CKX’s board received a letter from a third party indicating possible interest in a tender offer for less than all of the company’s shares, CKX said today in a statement, without identifying the investor. The bidder is in discussions with Sillerman, who resigned as chairman and chief executive officer last month to pursue a possible takeover.

The rights plan, or so-called poison pill, would allow CKX to issue preferred shares to investors to prevent “coercive takeover tactics.” The shares sought in the tender offer, in combination with Sillerman’s 21 percent stake, would represent majority ownership, and New York-based CKX said an offer for less than all of the shares wouldn’t be in investors’ interests.

CKX received a $600 million bid last month from an investor group led by Simon Fuller, a person familiar with the offer said at the time. Fuller is the founder of 19 Entertainment and creator of the “Idol” TV series. Another offer came in March when CKX was close to an agreement with One Equity Partners, JPMorgan Chase & Co.’s private-equity arm, to take the company private, a person familiar with the situation said then.

Sillerman and the unnamed group have not yet reached an agreement, and he isn’t expected to tender his shares, CKX said.

CKX Dividend

CKX declared a dividend of one preferred share purchase right for each outstanding share of common stock. The purchase right would be activated only if triggered by the plan, the company said. The rights aren’t designed to prevent a takeover, and the board said it would consider a fully financed proposal.
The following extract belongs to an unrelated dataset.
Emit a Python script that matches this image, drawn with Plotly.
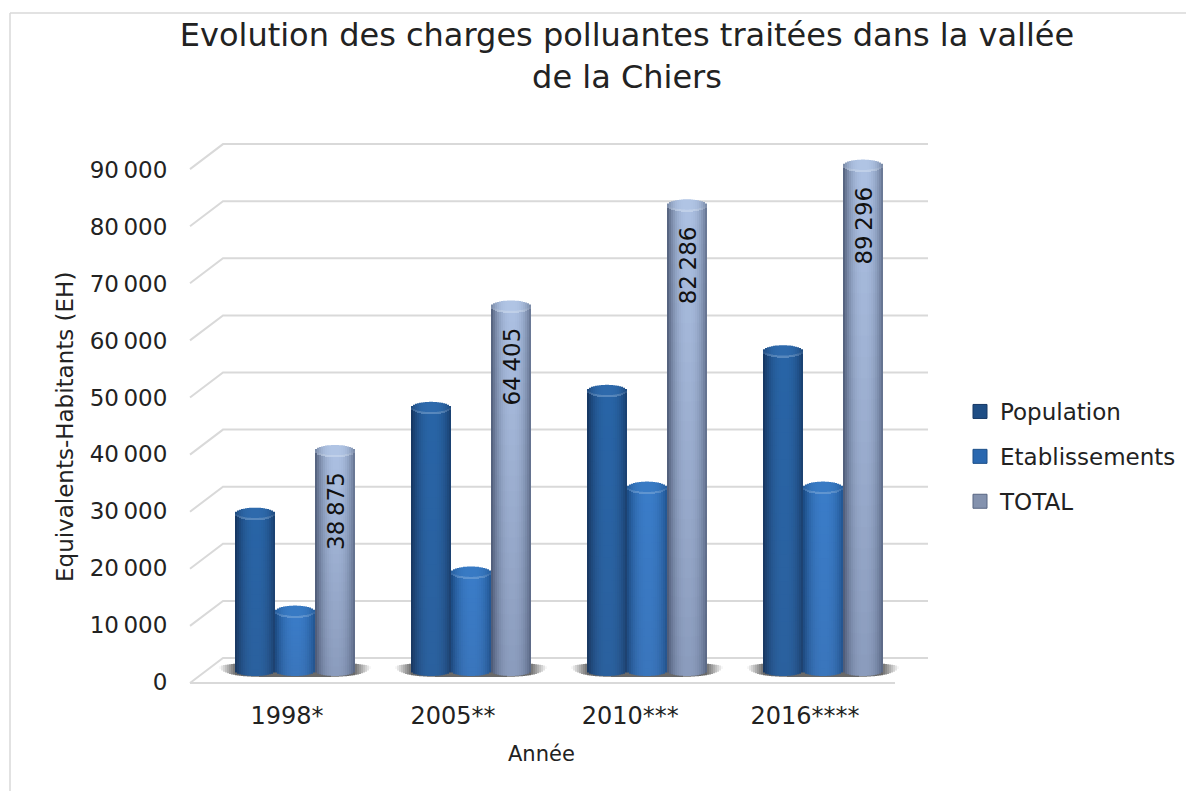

Sillerman acknowledged the third party’s tender offer in a regulatory filing after U.S. markets closed yesterday and said he urged the board to pursue the opportunity.

Fuller and Sillerman had tried to take the company private in 2007, dropping the $12-a-share bid in 2008.

CKX, which also owns the rights to Elvis Presley’s name and image, rose 19 cents, or 4 percent, to $4.90 at 4 p.m. New York time in Nasdaq Stock Market trading, giving the company a market value of about $456 million. The shares are trading below Fuller’s $6.45-a-share takeover offer.